Krasznahorkai’s text does not necessarily remain abstract. This beast is threatening absolute destruction, and not just physical: “no verb at all shall ever be heard again[ . . .]”

But that’s just the narrative. It’s how Krasznahorkai (with Neumann) gets to that ultimate destruction and what we see there when we get there that makes this book a work of art and not just an accomplished post-apocalyptic image. The short segments are filled with repetitions, in the best sense. Apparently Krasznahorkai told his translator, “There are many repetitions in the text, and this is very important; repeat everything exactly as it is in the original regardless of what the English language WANTS.” I’d say it was successful; even in translation, there’s a rhythm throughout that intensifies or retreats slightly, depending on the moment.

Animalinside is also filled with contradictions, and these supply what to me is the most interesting and worthwhile substance here.
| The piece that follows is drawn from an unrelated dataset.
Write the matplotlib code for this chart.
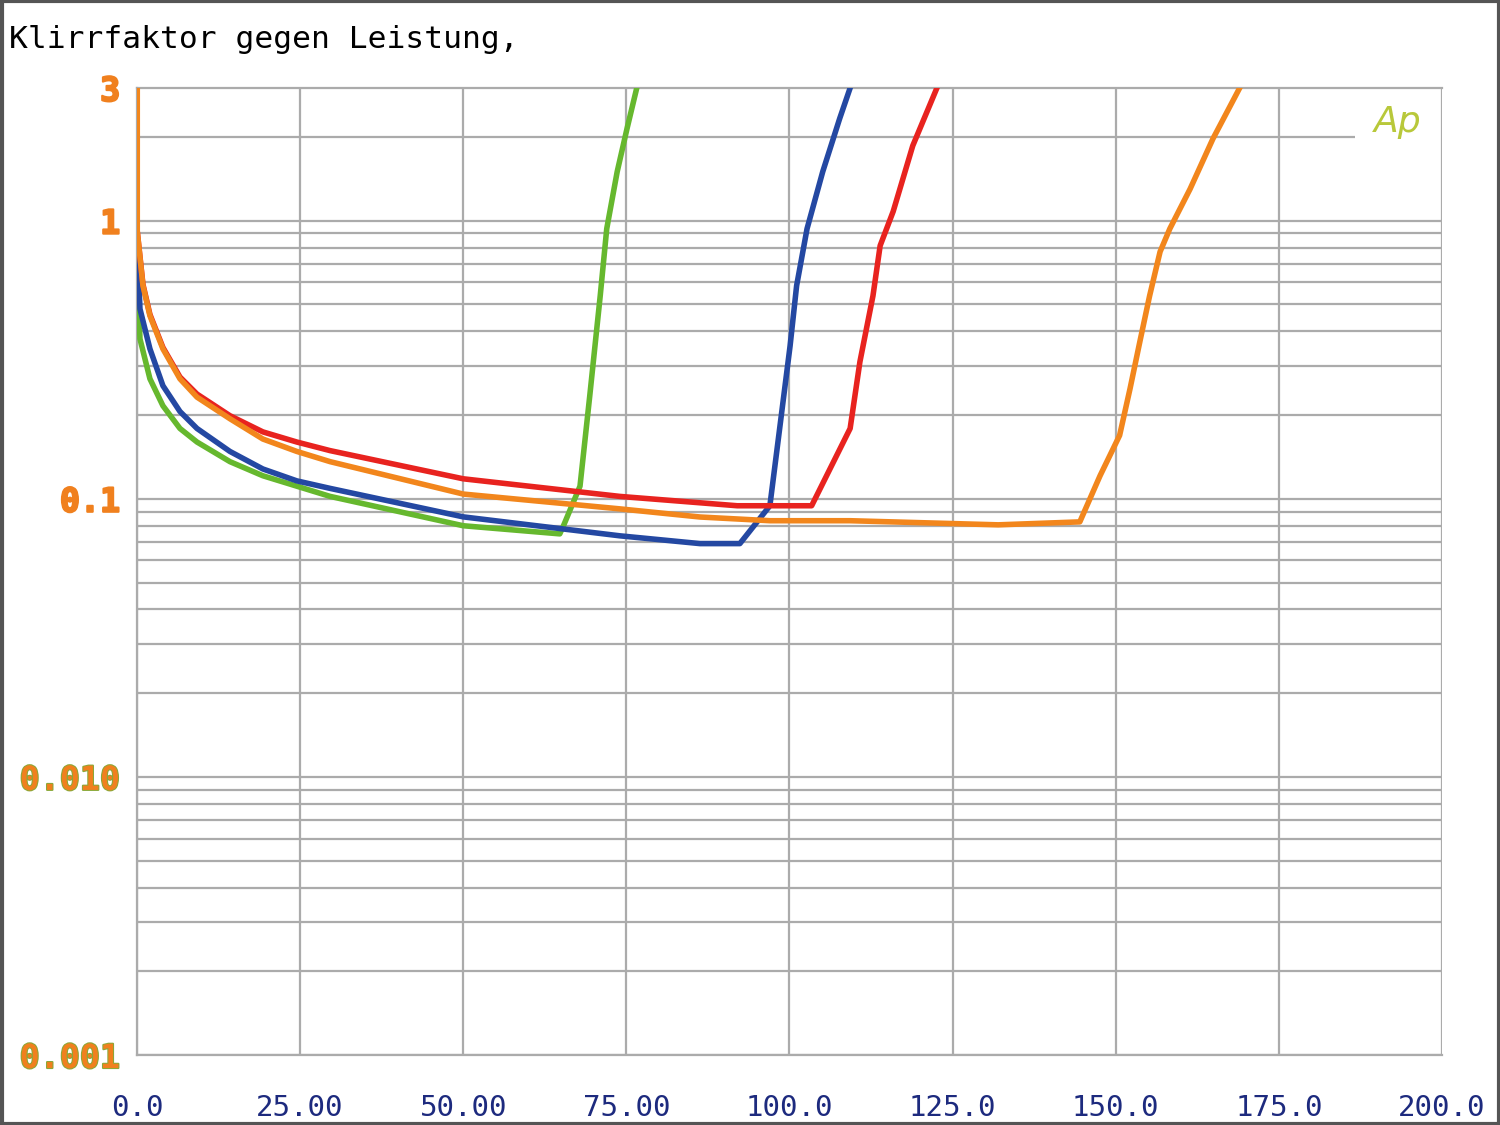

At first the beast is ranting because he’s imprisoned somehow, in the next he covers infinite space — and he’s coming! And in one moment he’s coming from the outside, in the next he’s already inside us. There, he’s predicting the end of all things and then here he is lamenting infinity. Finally, we get that last section when “no verb at all shall ever be heard again.” Of course, he’s speaking and we are listening, so what has really been lost? What is the significance? And that is the frightening answer.

I don’t believe Animalinside will be for everybody, though I think it’s one of the more interesting books I’ve read (and looked at) this year, and I’d certainly recommend it even to those wary of it.